I wasn’t expecting her to be delighted, necessarily, but I thought she might at least be impressed by my willingness to stand up for her daughter.

“What the hell,” she said, “do you think you’re doing?”

I explained my thinking, but that just seemed to make her more angry.

She wanted to know if I thought that as a gay woman she had never encountered whispers and stares before. She wanted to know if I thought that a gay couple adopting inter-racially weren’t expecting a certain amount of bullshit and social static? She wanted to know if I thought I was going to swagger around eyeballing every creep and bigot we encountered for the next thirty years?

I said that’s exactly what I intended doing.

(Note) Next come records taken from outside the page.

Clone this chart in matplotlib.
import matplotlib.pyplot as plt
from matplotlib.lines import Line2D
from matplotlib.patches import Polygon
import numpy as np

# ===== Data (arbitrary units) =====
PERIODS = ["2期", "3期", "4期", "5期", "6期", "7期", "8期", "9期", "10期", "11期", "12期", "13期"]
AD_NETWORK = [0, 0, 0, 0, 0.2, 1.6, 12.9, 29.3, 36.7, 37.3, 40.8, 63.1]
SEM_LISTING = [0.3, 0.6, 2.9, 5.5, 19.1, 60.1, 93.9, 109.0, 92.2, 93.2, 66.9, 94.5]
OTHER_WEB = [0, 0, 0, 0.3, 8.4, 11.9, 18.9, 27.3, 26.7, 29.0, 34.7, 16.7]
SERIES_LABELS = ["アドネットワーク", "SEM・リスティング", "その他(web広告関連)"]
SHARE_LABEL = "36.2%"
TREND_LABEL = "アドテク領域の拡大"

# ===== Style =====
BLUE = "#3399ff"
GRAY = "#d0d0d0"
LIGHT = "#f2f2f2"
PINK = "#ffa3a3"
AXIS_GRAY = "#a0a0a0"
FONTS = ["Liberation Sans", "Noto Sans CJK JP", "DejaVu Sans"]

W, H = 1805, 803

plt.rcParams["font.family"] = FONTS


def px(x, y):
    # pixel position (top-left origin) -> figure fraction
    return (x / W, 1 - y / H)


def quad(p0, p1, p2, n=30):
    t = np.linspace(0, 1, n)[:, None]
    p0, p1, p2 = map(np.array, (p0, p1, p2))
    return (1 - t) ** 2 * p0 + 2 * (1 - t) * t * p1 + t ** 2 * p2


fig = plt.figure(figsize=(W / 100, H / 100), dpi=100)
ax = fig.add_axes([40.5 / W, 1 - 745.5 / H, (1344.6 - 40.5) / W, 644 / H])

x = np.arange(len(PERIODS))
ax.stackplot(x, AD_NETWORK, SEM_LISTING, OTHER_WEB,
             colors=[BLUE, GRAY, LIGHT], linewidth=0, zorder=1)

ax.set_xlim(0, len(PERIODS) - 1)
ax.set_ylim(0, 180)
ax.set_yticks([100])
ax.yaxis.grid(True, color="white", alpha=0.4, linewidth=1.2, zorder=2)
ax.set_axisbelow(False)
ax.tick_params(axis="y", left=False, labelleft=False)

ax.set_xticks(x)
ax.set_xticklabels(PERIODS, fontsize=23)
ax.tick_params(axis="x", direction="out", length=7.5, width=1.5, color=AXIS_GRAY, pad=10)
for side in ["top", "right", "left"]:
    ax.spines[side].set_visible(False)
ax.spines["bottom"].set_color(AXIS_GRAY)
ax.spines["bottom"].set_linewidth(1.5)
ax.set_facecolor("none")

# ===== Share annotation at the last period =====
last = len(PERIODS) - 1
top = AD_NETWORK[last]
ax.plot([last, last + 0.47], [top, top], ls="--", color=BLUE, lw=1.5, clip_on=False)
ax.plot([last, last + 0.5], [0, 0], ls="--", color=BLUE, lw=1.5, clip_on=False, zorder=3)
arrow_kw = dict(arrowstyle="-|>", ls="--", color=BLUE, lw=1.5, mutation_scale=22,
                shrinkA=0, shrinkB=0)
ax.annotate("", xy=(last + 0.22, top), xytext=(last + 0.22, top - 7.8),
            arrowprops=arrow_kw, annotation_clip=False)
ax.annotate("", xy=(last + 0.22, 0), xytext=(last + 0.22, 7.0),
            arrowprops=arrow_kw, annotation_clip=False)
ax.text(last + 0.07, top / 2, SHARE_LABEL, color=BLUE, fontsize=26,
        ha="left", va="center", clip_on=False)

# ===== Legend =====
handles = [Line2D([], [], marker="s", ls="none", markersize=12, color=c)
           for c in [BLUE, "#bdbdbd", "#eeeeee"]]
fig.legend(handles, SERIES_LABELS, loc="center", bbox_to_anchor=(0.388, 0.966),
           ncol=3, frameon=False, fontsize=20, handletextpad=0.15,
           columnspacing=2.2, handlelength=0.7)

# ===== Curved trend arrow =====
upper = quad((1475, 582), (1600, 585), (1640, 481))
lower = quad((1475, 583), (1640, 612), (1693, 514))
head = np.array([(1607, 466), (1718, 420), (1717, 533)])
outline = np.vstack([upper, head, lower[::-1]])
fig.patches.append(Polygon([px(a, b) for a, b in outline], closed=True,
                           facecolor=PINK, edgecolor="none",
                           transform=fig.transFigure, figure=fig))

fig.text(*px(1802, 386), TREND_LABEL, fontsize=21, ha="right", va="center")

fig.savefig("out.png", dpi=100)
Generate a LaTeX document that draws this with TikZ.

“You know,” she said, “she’s going to need a strong male in her life.”

“Right!”

“And that means someone who’ll be there for her, who’ll love her and make her feel loved, no matter what they’re feeling. It means someone who thinks more about what she needs than his own ego.”

“This isn’t about ego …”

“There’ll be times when she’ll need to fight and she’ll need us to fight for her, but those times will find us – we don’t need to go looking for them. She needs a strong man and you are not being strong. If this what having a man in her life is going to be like, maybe that’s not what she needs.”

At first I was aggrieved. But next week at gym I stood watching Famke with a client. I watched them work on balance and inner strength and how to stretch and hold, and it dawned on me that maybe men need a different kind of strength now. There are times when it’s useful to pick up heavy things and put them down again, but there are far more times when we need to twist and hold but still keep our form, when we need to bend and rebound, when we need to know when to lift something and when to leave it lying where it is. I do need to be strong for my niece, for my family, for myself, but I’m only just realising that it might take a whole new kind of strong.